See If you get access to Schrodinger software you can use PIPER. Here is the link. But yes its paid(very costly). But the result obtained at the end is very good as it has Docking/Analyzing option for Antigen-Antibody.
May be you can go forth with docking and MD using existing IgG structures. But, the problem is the CDRs. Those are the most variable and most important regions of the immunoglobulins. The highly antigen specific hypervariable regions are modelled by lymphocytes by a process called affinity maturation (somatic hypermutation/V(D)J recombination followed by clonal selection). Modelling specific CDRs in silico is a challenging task.

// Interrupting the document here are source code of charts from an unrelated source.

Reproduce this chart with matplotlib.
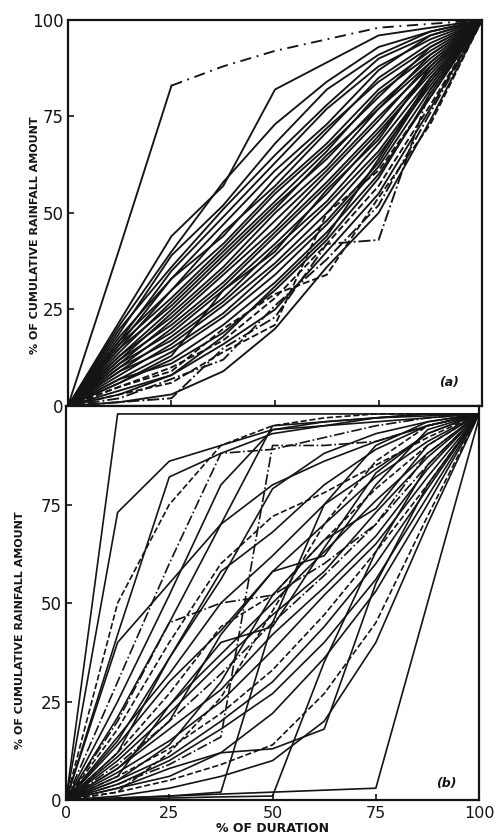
import matplotlib
matplotlib.use("Agg")
import matplotlib.pyplot as plt

# percent of duration at which each mass curve was read
duration = [0, 12.5, 25, 37.5, 50, 62.5, 75, 87.5, 100]
tick_values = [0, 25, 50, 75, 100]
tick_labels = ["0", "25", "50", "75", "100"]

# panel (a): cumulative rainfall (%) per storm
curves_a = [
    [0, 41, 83, 88, 92, 95, 98, 99, 100],
    [0, 22, 44, 57, 82, 89, 96, 98, 100],
    [0, 21, 40, 58, 73, 84, 93, 97, 100],
    [0, 19, 39, 52, 68, 82, 91, 97, 100],
    [0, 20, 36, 51, 65, 78, 90, 96, 100],
    [0, 17, 35, 49, 63, 77, 88, 95, 100],
    [0, 18, 33, 47, 61, 73, 87, 96, 100],
    [0, 16, 33, 44, 59, 72, 84, 93, 100],
    [0, 17, 30, 45, 57, 71, 85, 94, 100],
    [0, 15, 30, 42, 56, 68, 82, 92, 100],
    [0, 16, 28, 41, 55, 67, 80, 93, 100],
    [0, 14, 27, 40, 53, 66, 81, 91, 100],
    [0, 15, 26, 39, 52, 64, 78, 90, 100],
    [0, 13, 25, 38, 51, 65, 77, 91, 100],
    [0, 12, 24, 36, 50, 62, 77, 89, 100],
    [0, 13, 23, 35, 48, 61, 75, 88, 100],
    [0, 11, 22, 34, 46, 60, 74, 89, 100],
    [0, 12, 21, 32, 45, 58, 72, 87, 100],
    [0, 10, 20, 31, 44, 57, 71, 86, 100],
    [0, 11, 19, 30, 42, 55, 70, 87, 100],
    [0, 9, 18, 28, 41, 53, 68, 85, 100],
    [0, 10, 17, 27, 39, 52, 66, 84, 100],
    [0, 8, 16, 26, 37, 50, 65, 83, 100],
    [0, 9, 15, 24, 36, 48, 63, 84, 100],
    [0, 7, 14, 23, 34, 47, 62, 82, 100],
    [0, 6, 12, 21, 32, 45, 60, 80, 100],
    [0, 7, 11, 19, 30, 43, 59, 81, 100],
    [0, 5, 10, 17, 28, 42, 57, 78, 100],
    [0, 4, 8, 16, 25, 40, 55, 77, 100],
    [0, 3, 6, 14, 21, 50, 61, 80, 100],
    [0, 2, 7, 12, 26, 38, 52, 76, 100],
    [0, 1, 3, 9, 20, 36, 50, 74, 100],
    [0, 1, 2, 15, 23, 42, 43, 82, 100],
    [0, 5, 9, 20, 29, 34, 54, 73, 100],
    [0, 3, 8, 18, 31, 44, 64, 85, 100],
    [0, 6, 13, 30, 40, 56, 69, 88, 100],
]
styles_a = ["-"] * 27 + ["--", "-", "--", "-.", "-", "-.", "--", "-", "-"]

# panel (b): cumulative rainfall (%) per storm
curves_b = [
    [0, 98, 98, 98, 98, 98, 98, 98, 98],
    [0, 73, 86, 90, 94, 96, 97, 98, 98],
    [0, 42, 82, 88, 93, 95, 97, 97.5, 98],
    [0, 30, 60, 88, 89, 92, 95, 97, 98],
    [0, 25, 52, 80, 94, 95, 96, 97, 98],
    [0, 21, 45, 70, 95, 96, 97, 98, 98],
    [0, 40, 55, 70, 80, 86, 91, 95, 98],
    [0, 15, 36, 56, 79, 88, 93, 96, 98],
    [0, 18, 40, 60, 72, 78, 85, 92, 98],
    [0, 16, 32, 50, 62, 75, 84, 93, 98],
    [0, 14, 30, 43, 58, 70, 82, 91, 98],
    [0, 12, 27, 44, 52, 66, 79, 90, 98],
    [0, 11, 24, 37, 50, 63, 76, 88, 98],
    [0, 10, 22, 35, 47, 58, 73, 87, 98],
    [0, 9, 20, 32, 45, 57, 70, 85, 98],
    [0, 8, 18, 28, 42, 54, 67, 84, 98],
    [0, 7, 15, 25, 38, 52, 65, 82, 98],
    [0, 6, 13, 22, 33, 47, 63, 80, 98],
    [0, 5, 11, 20, 30, 44, 60, 79, 98],
    [0, 4, 10, 18, 27, 40, 56, 77, 98],
    [0, 3, 8, 12, 22, 36, 53, 75, 98],
    [0, 3, 6, 12, 13, 18, 55, 80, 98],
    [0, 2, 5, 9, 14, 27, 45, 72, 98],
    [0, 1, 3, 6, 10, 20, 40, 70, 98],
    [0, 0.5, 1, 2, 45, 75, 90, 96, 98],
    [0, 0.3, 0.5, 0.8, 1, 35, 63, 85, 98],
    [0, 0.5, 1, 1.5, 2, 2.5, 3, 50, 97],
    [0, 20, 45, 50, 52, 60, 70, 88, 98],
    [0, 12, 36, 58, 68, 80, 89, 95, 98],
    [0, 4, 9, 16, 90, 90, 91, 95, 98],
    [0, 50, 75, 90, 95, 97, 98, 98, 98],
    [0, 8, 20, 42, 58, 62, 80, 94, 98],
    [0, 6, 24, 40, 44, 64, 83, 93, 98],
    [0, 2, 12, 26, 48, 70, 86, 95, 98],
    [0, 5, 14, 30, 52, 66, 74, 90, 98],
]
styles_b = ["-", "-", "-", "-.", "-", "-", "-", "-", "--", "-", "-", "--", "-",
            "-", "-.", "-", "-", "--", "-", "-", "-", "-", "--", "-", "-", "-",
            "-", "-.", "-", "-.", "--", "-", "-", "--", "-"]

ylabel = "% OF CUMULATIVE RAINFALL AMOUNT"
xlabel = "% OF DURATION"

fig = plt.figure(figsize=(4.96, 8.4), dpi=100)
ax_a = fig.add_axes([0.137, 0.5167, 0.835, 0.4595])
ax_b = fig.add_axes([0.133, 0.0476, 0.833, 0.469])

ink = "#141414"
for ax, curves, styles, lw in ((ax_a, curves_a, styles_a, 1.35),
                               (ax_b, curves_b, styles_b, 1.2)):
    for i, (ys, ls) in enumerate(zip(curves, styles)):
        if ax is ax_a and i == 0:
            # steepest storm: solid rise, then a dash-dot tail
            ax.plot(duration[:3], ys[:3], color=ink, lw=lw, ls="-")
            ax.plot(duration[2:], ys[2:], color=ink, lw=lw, ls=(0, (6, 3, 1, 3)))
        else:
            ax.plot(duration, ys, color=ink, lw=lw, ls=ls, solid_capstyle="round")
    ax.set_xlim(0, 100)
    ax.set_ylim(0, 100)
    ax.set_xticks(tick_values)
    ax.set_yticks(tick_values)
    ax.set_yticklabels(tick_labels, fontsize=12, color=ink)
    ax.tick_params(direction="in", length=4, width=1.2, colors=ink)
    ax.tick_params(axis="y", pad=3)
    ax.tick_params(axis="x", pad=4)
    for s in ax.spines.values():
        s.set_linewidth(1.6)
        s.set_color(ink)

ax_a.set_xticklabels([])
ax_b.set_xticklabels(tick_labels, fontsize=11.5, color=ink)
ax_b.set_yticks(tick_values[:-1])
ax_b.set_yticklabels(tick_labels[:-1], fontsize=12, color=ink)

fig.text(0.070, 0.72, ylabel, rotation=90, ha="center", va="center",
         fontsize=8, fontweight="bold", color=ink)
fig.text(0.040, 0.25, ylabel, rotation=90, ha="center", va="center",
         fontsize=8, fontweight="bold", color=ink)
ax_b.set_xlabel(xlabel, fontsize=9, fontweight="bold", color=ink, labelpad=1)

ax_a.text(0.92, 0.06, "(a)", transform=ax_a.transAxes, fontsize=9,
          style="italic", fontweight="bold", ha="center", va="center", color=ink)
ax_b.text(0.92, 0.043, "(b)", transform=ax_b.transAxes, fontsize=9,
          style="italic", fontweight="bold", ha="center", va="center", color=ink)

fig.savefig("out.png", dpi=100, facecolor="white")
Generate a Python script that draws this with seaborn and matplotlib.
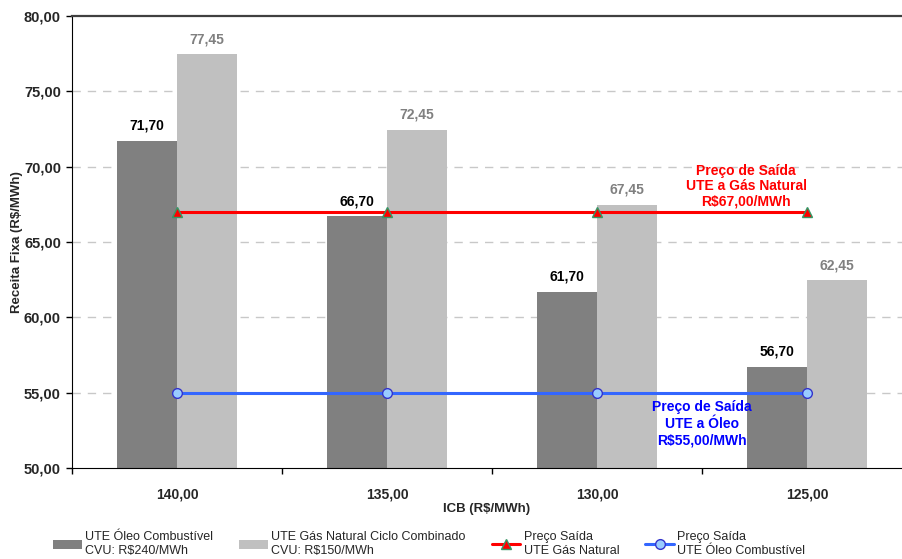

Thank you Mr. Uttam. Docking with Ig G molecule with exact CDR is the step where I am stumbling upon to validate the modelled protein to be antigenic. Antigenic epitopes have been predicted using online servers (EMBOSS, VaxiJen). and I am not sure whether in vitro testing is feasible for validation, by synthesising this antigen and reacting it with patient serum. Anyhow, to my knowledge, that is time consuming. Hence I m searching for in silico methods to validate the antigenic protein,
How in general will antigen antibody interactions be carried out by in silico methods?
For my study, hope I should proceed with in vitro methods only.
See If you get access to Schrodinger software you can use PIPER. Here is the link. But yes its paid(very costly). But the result obtained at the end is very good as it has Docking/Analyzing option for Antigen-Antibody.
Dear Piriyatharisini, suggestions I can give based on the experiences I made so far on docking are:
- As Ag-binding loops are rather "flexible" it may be a good idea to incorporate backbone flexibility into your docking process - there are a number of ways this can be done, and the best option might be a combination of those:
- the docking program I can recommend is HADDOCK (current version 2.2). It investigates different degrees of flexibility (from side-chain flexibility to whole-complex MD in explicit solvent) during docking and is especially recommendable if there is experimental information about the complex available (for example mutagenesis data or bioinformatic predictions, however it is also possible to perform "global docking" or limit the search to certain parts of the proteins, like the CDRs). HADDOCK is free for academic use and there is also a webserver available: http://haddock.science.uu.nl/
- since the movement of the loops during docking is nevertheless limited, you could try to perform MD simulations of the variable domains of your Ab and try to dock for example the most visited clusters of loop conformations to NMR ensembles of your Ag, if available.
Also, an in silico model is a model and not necessarily the "truth" but it can help to direct further investigations.